Usually, this happens in a bad moment for the market. When it is overly saturated, the marginal benefits and marginal costs are the opposite of one another. The first ones get smaller, while the other ones get higher, and it gets harder for you to acquire some profit.

Marginal benefits and marginal cost

The idea of a successful business is to have marginal benefits bigger than marginal costs. In other words, the revenue brought by selling one item should be bigger than the costs needed to produce that item. This is what profit means.

In this case, the ideal solution is to continue the production. The profit will remain stable, and you will afford satisfying the demand on the market. However, you should keep increasing production up to a certain point. When the marginal benefits equal the marginal cost, it’s time to reduce production. This moment is described as the profit-maximizing level of output.

If you continue producing even after this level, your marginal cost will exceed the marginal profits. Therefore, the costs will be higher than the revenue, and you won’t get any profit. The link between marginal benefits and marginal cost teaches us that a smaller production is still profitable.

Consumer surplus

The profitability of a business depends on the consumer surplus as well.
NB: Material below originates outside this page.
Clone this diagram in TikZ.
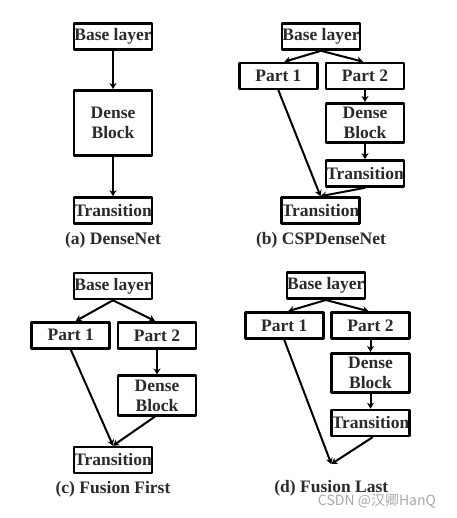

This notion represents the difference between the amount of money customers are willing to pay and the actual price of the item. In a positive scenario, customers are willing to pay more than the actual price, meaning that the marginal benefits are bigger for them.

As long as there is this consumer surplus, customers will continue adding value to products and items and will continue purchasing them.

Person selling books in a bookstore

Summing up

Marginal benefits and marginal cost are two notions that are essential in business. One depends on the other, and a small value of one of them is usually associated with a high value of the other. Before starting production, it’s important to understand how to control them. The strategy to avoid losses isn’t that complicated, and it only requires a bit of attention to the two concepts.